Дальше было как в тумане. Но даже наедине с собой забвение казалось Энн уловкой, и она вглядывалась в прошлое как можно пристальнее и глубже, пытаясь понять, была ли она абсолютно честна с собой и другими участниками той драмы. Что-то она, конечно, помнила, но картинки были мутными, словно сквозь захватанное стекло. Она помнила, как кусала себя за пальцы. Помнила вкус крови на внутренней стороне нижней губы. Полицейские утверждали, что стул был придвинут к холодильнику, значит, она пыталась дотянуться до пистолета. Правда, Энн не помнила ни как тащила стул через кухню, ни как залезала на него. И все же в конце концов пистолет оказался у нее в руках.
– А что вы помните? – спрашивали окружной прокурор и адвокат потерпевшего, по их лицам было видно, что они ей не верят.
Энн помнила, как едва не захихикала, как школьница, когда Брайан, в очередной раз придя со службы, исчез в кухне. Как будто она не знает, где у него тайник. Из кухни Брайан, как обычно, вышел с банкой пива. Отличная маскировка, он просто за пивом туда ходил. И все это время в задумчивости стоял у холодильника.

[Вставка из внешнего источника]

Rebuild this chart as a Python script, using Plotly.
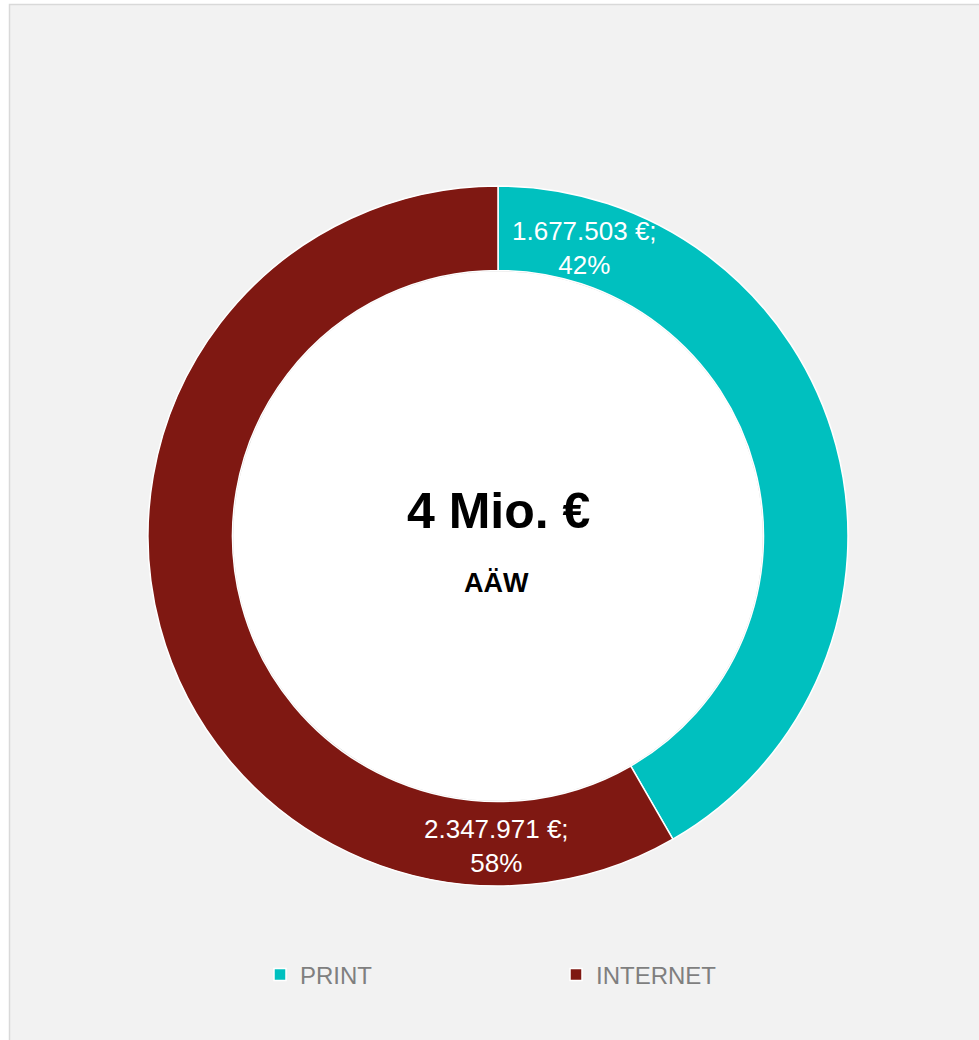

– Что вы помните, Энн? – спрашивали ее мужчины в коричневых костюмах, похожие как близнецы, если не считать того, что один был еще уродливее, чем другой.
Она помнила, что сделал Брайан. Помнила так хорошо, что могла воспроизвести эту сцену с любого места, перемотать и воспроизвести снова, как на видео. Пистолет лежал у нее на ладони, как на блюде или на подносе. Рука была как чужая, ненастоящая, но, сосредоточившись как следует, она могла ощутить тяжесть металла, значит, рука все-таки ее. Она ни в кого не целилась. Просто держала пистолет, рассматривала. Оружие было мертвым, неодушевленным, и оживить его мог только выстрел. Увидев пистолет, Питер схватился за голову, и Энн еще подумала, унаследовал он этот жест или перенял у отца.
– Мама, – спокойно, храбро произнес Питер и бросил взгляд на Брайана, ожидая поддержки.
Но Брайан, ни слова не сказав, отвернулся и пошел наверх. Эту сцену Энн готова была проиграть для самой себя, для врача, для адвоката в любое время дня и ночи, сколько бы лекарств в нее ни запихнули и какая бы ни выдалась у нее неделя. Если бы кто-то сумел заглянуть ей в мозг, он увидел бы все собственными глазами. Энн знала, на что рассчитывает Брайан, отлично знала, но у него даже не хватило совести увести Питера с собой наверх. И Питер выбежал из дома и помчался к Глисонам за помощью.
После двух часов ожидания в холодных сумерках Энн срочно понадобился туалет.